Détentions arbitraires dans des prisons secrètes, torture des « ennemis combattants » par simulation de noyade… Dans la longue guerre contre la terreur décrétée par George Bush après les attentats du 11 septembre 2001, la CIA n’a pas fait que s’affranchir des lois de la guerre et piétiner les droits humains en Afghanistan. Une enquête méticuleuse du Washington Post, a révélé, mercredi 12 novembre 2025, que les agents de l’agence du renseignement américaine – certains du moins — firent montre d’une louable inventivité.
Un somptueux pavot rouge
À partir de l’automne 2004, des vols nocturnes de C-130 organisés par la division du crime et des narcotiques de la CIA ont largué sur les champs de pavot du Nangarhar (est de Kaboul) et du Helmand (sud de l’Afghanistan) des milliards et des milliards de graines. Mais d’une espèce particulière : un somptueux pavot rouge précoce, patiemment sélectionné en raison de son incapacité à produire un opium transformable en morphine base puis en héroïne.

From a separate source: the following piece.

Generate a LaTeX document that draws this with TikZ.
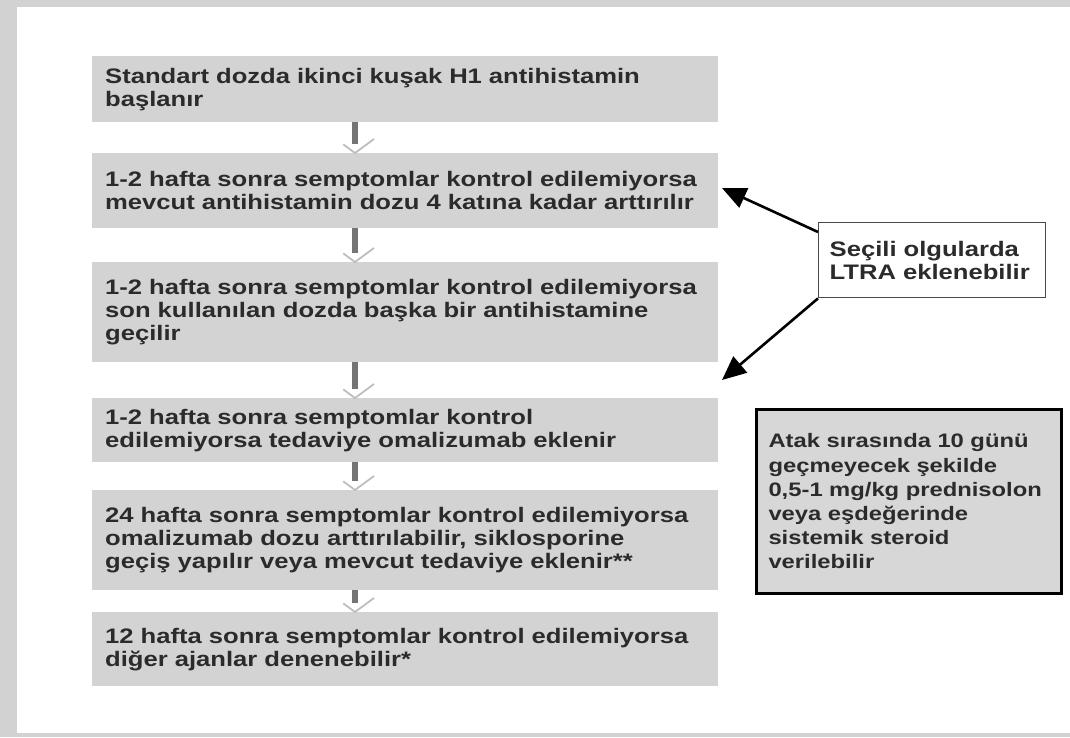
\documentclass[tikz,border=0pt]{standalone}
\usepackage{fontspec}
\setmainfont{Liberation Sans}[FakeStretch=1.22]
\usepackage{tikz}
\usetikzlibrary{arrows.meta,positioning,decorations.markings}
\definecolor{framegray}{HTML}{D2D2D2}
\definecolor{stepgray}{HTML}{D3D3D3}
\definecolor{notegray}{HTML}{D7D7D7}
\definecolor{ink}{HTML}{2B2B2B}
\definecolor{shaftgray}{HTML}{747474}
\definecolor{chevron}{HTML}{BEBEBE}
\definecolor{ltraline}{HTML}{4A4A4A}
\tikzset{
  stepcard/.style={fill=stepgray,anchor=north west,align=left,
                   text width=600pt,inner xsep=13pt,inner ysep=0pt,text=ink,
                   font=\fontsize{21pt}{23pt}\selectfont\bfseries},
  ltracard/.style={draw=ltraline,fill=white,line width=1.4pt,anchor=north west,
                   align=left,text width=205pt,inner xsep=11pt,inner ysep=0pt,
                   minimum height=75pt,text=ink,
                   font=\fontsize{21pt}{23pt}\selectfont\bfseries},
  notecard/.style={draw=black,fill=notegray,line width=3pt,anchor=north west,
                   align=left,text width=281pt,inner xsep=12pt,inner ysep=0pt,
                   minimum height=184pt,text=ink,
                   font=\fontsize{19.5pt}{24.2pt}\selectfont\bfseries},
  downarr/.style={draw=shaftgray,line width=5.5pt,shorten >=9pt,
                  postaction={decorate,decoration={markings,
                    mark=at position 1 with {\draw[chevron,line width=1.8pt,
                      line join=miter] (-14pt,19pt) -- (0,0) -- (-14pt,-19pt);}}}},
  ltraarr/.style={-{Triangle[length=24pt,width=21pt]},line width=2.6pt,draw=black}
}
\begin{document}
\begin{tikzpicture}[x=1pt,y=-1pt]
    \path[use as bounding box] (0,0) rectangle (1070,737);
    \fill[framegray] (0,0) rectangle (1070,737);
    \fill[white] (17,7) rectangle (1070,733);
    \coordinate (spine) at (355,0);
    \node[stepcard,minimum height=66pt] (s1) at (92,56)
      {Standart dozda ikinci kuşak H1 antihistamin\\başlanır};
    \node[stepcard,minimum height=75pt] (s2) at (92,153)
      {1-2 hafta sonra semptomlar kontrol edilemiyorsa\\
       mevcut antihistamin dozu 4 katına kadar arttırılır};
    \node[stepcard,minimum height=100pt] (s3) at (92,262)
      {1-2 hafta sonra semptomlar kontrol edilemiyorsa\\
       son kullanılan dozda başka bir antihistamine\\geçilir};
    \node[stepcard,minimum height=64pt] (s4) at (92,398)
      {1-2 hafta sonra semptomlar kontrol\\
       edilemiyorsa tedaviye omalizumab eklenir};
    \node[stepcard,minimum height=100pt] (s5) at (92,490)
      {24 hafta sonra semptomlar kontrol edilemiyorsa\\
       omalizumab dozu arttırılabilir, siklosporine\\
       geçiş yapılır veya mevcut tedaviye eklenir**};
    \node[stepcard,minimum height=74pt] (s6) at (92,612)
      {12 hafta sonra semptomlar kontrol edilemiyorsa\\
       diğer ajanlar denenebilir*};
    \draw[downarr] (s1.south -| spine) -- (s2.north -| spine);
    \draw[downarr] (s2.south -| spine) -- (s3.north -| spine);
    \draw[downarr] (s3.south -| spine) -- (s4.north -| spine);
    \draw[downarr] (s4.south -| spine) -- (s5.north -| spine);
    \draw[downarr] (s5.south -| spine) -- (s6.north -| spine);
    \node[ltracard] (ltra) at (818,222) {Seçili olgularda\\LTRA eklenebilir};
    \coordinate (ltraup) at (722,188);
    \coordinate (ltradown) at (722,380);
    \draw[ltraarr] ([yshift=-10pt]ltra.north west) -- (ltraup);
    \draw[ltraarr] (ltra.south west) -- (ltradown);
    \node[notecard] (atak) at (755,408)
      {Atak sırasında 10 günü\\geçmeyecek şekilde\\0,5-1 mg/kg prednisolon\\
       veya eşdeğerinde\\sistemik steroid\\verilebilir};
  \end{tikzpicture}
\end{document}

Le pari des agents secrets était que l’espèce invasive supplanterait les variétés cultivées dans ces deux provinces, épicentres de la drogue afghane, ou les affadirait par hybridation.
Interdiction de l’opium
Cela devait réduire la corruption du gouvernement Karzaï, installé par les Occidentaux, priver de ressources les insurgés talibans et tarir le flux d’héroïne en Europe. Cette option fut préférée à d’autres, plus radicales et mortifères, comme l’épandage de glyphosate telle qu’il fut pratiqué par les Américains sur la coca de Colombie.

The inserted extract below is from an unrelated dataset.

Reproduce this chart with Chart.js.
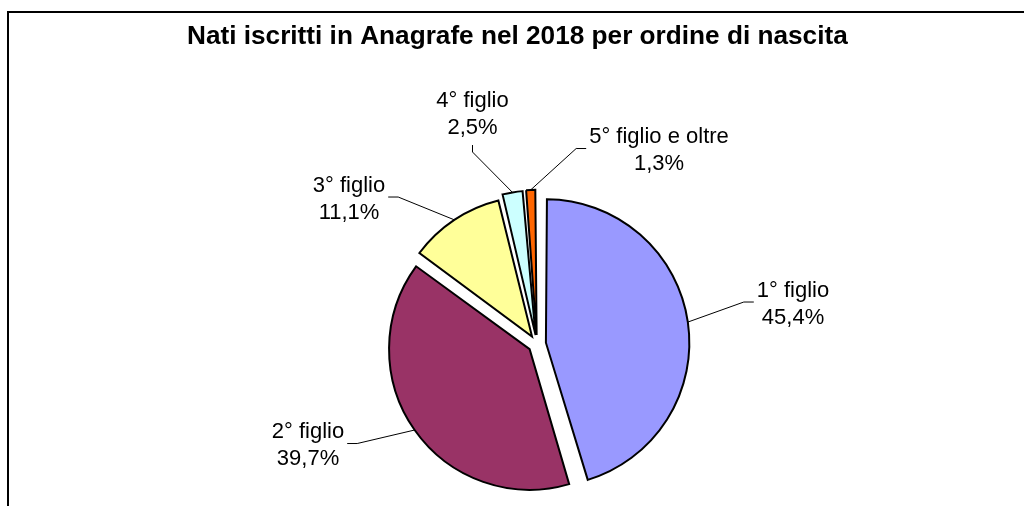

Le résultat n’a jamais été vraiment évalué : la production chuta jusqu’en 2011 avant de remonter et la CIA cessa de jardiner faute de fonds. C’est finalement le retour des talibans au pouvoir, en 2021, et l’interdiction de l’opium qui a réduit la production de 95 % en 2023. Un indice suggère que la CIA avait peut-être en partie réussi. Selon l’Onu, la production d’opium (repartie à la hausse de 19 % l’an dernier) a migré de ses zones traditionnelles vers le nord est du pays.